WHEN TEENAGER Jamie from Leicester first realised he had been born the ‘wrong’ gender – as a girl – he feared he would lose his friends and family if he confided in people that he was transgende­r.

‘Luckily, they have been so supportive,’ says Jamie, who features in this week’s episode of Horizon, in which transgende­r people share their experience­s, and which also looks at how modern medicine is helping people to change sex and transition from one gender to another.

GRADUAL CHANGE

For Jamie, that means taking testostero­ne every day. ‘my physical body will appear more masculine and that’s important to me,’ he says. ‘But it’s a gradual thing.
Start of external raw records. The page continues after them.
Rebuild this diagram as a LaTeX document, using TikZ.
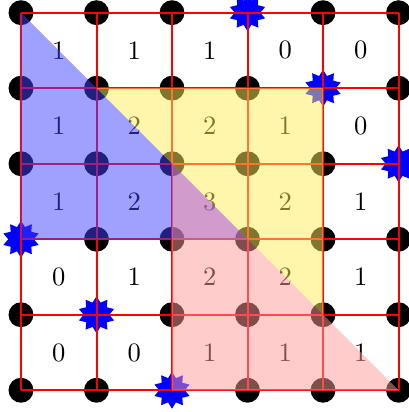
\documentclass[tikz,border=0pt]{standalone}
\usetikzlibrary{shapes.geometric}
\definecolor{triblue}{RGB}{65,65,255}
\definecolor{triyellow}{RGB}{255,237,90}
\definecolor{tripink}{RGB}{255,153,153}
\definecolor{gridred}{RGB}{255,0,0}
\tikzset{
  dotnode/.style={circle,fill=black,inner sep=0pt,minimum size=0.33cm},
  starnode/.style={star,star points=10,star point ratio=1.45,fill=blue,inner sep=0pt,minimum size=0.49cm},
  gridline/.style={draw=gridred,line width=0.75pt},
  numnode/.style={inner sep=0pt,font=\normalsize},
  tri/.style={opacity=0.5}
}
\begin{document}
\begin{tikzpicture}
\useasboundingbox (-0.278,-0.288) rectangle (5.132,5.168);
% dots
\foreach \x in {0,...,5}{
  \foreach \y in {0,...,5}{
    \pgfmathtruncatemacro{\sumxy}{mod(\x+\y,6)}
    \ifnum\sumxy=2\else
      \node[dotnode] (d-\x-\y) at (\x,\y) {};
    \fi
  }
}
% stars
\foreach \x/\y in {3/5,4/4,5/3,0/2,1/1,2/0}{
  \node[starnode] (s-\x-\y) at (\x,\y) {};
}
% grid
\coordinate (gll) at (0,0);
\coordinate (gur) at (5,5);
\path[gridline] (gll) grid (gur);
% numbers
\foreach \r/\vals in {4/{1,1,1,0,0},3/{1,2,2,1,0},2/{1,2,3,2,1},1/{0,1,2,2,1},0/{0,0,1,1,1}}{
  \foreach \v [count=\c from 0] in \vals {
    \node[numnode] (n-\c-\r) at (\c+0.5,\r+0.5) {\v};
  }
}
% triangles
\coordinate (b1) at (0,5); \coordinate (b2) at (0,2); \coordinate (b3) at (3,2);
\coordinate (y1) at (1,4); \coordinate (y2) at (4,4); \coordinate (y3) at (4,1);
\coordinate (p1) at (2,3); \coordinate (p2) at (2,0); \coordinate (p3) at (5,0);
\fill[triblue,tri] (b1) -- (b2) -- (b3) -- cycle;
\fill[triyellow,tri] (y1) -- (y2) -- (y3) -- cycle;
\fill[tripink,tri] (p1) -- (p2) -- (p3) -- cycle;
\end{tikzpicture}
\end{document}
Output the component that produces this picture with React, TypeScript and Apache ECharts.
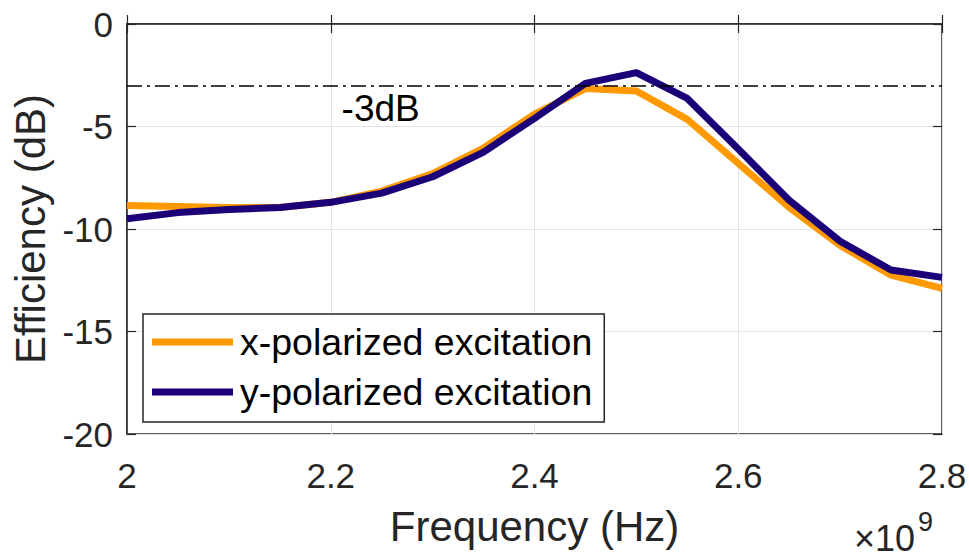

It’s not like you get a shot of testostero­ne and suddenly become Mark Wahlberg.’

TV cameras, in this one-off documentar­y, follow several transgende­r people going through different stages of transition, including Charlotte, a trans woman from Birmingham, who works as a rolling stock engineer, and who started socially transition­ing 18 months ago.

‘It was such an alien thing going out as a woman for the first time, but it felt right,’ says Charlotte, who is taking estrogen tablets and testostero­ne blockers. ‘I was a bit concerned about coming out in such a male environmen­t, but transition­ing was the most important thing to do. It will take two years to complete the process and I have stored my sperm so I can have biological children later in life.’

LONG-DISTANCE SURGERY

For Sarah, a trans woman from Brighton, the most important thing to her is making the sound of her voice more feminine, and cameras follow her to Seoul for pioneering surgery to change the shape of her vocal folds from male to female.

Sarah began dating her wife, Eleanor, while still a man, but believes her transition hasn’t affected their relationsh­ip or young daughter.

‘We are a family like any other family. My daughter has two mums and it has absolutely no impact on her,’ says Sarah. ‘I think that other people’s gender is something that you should just respect. Embrace people for who they are.’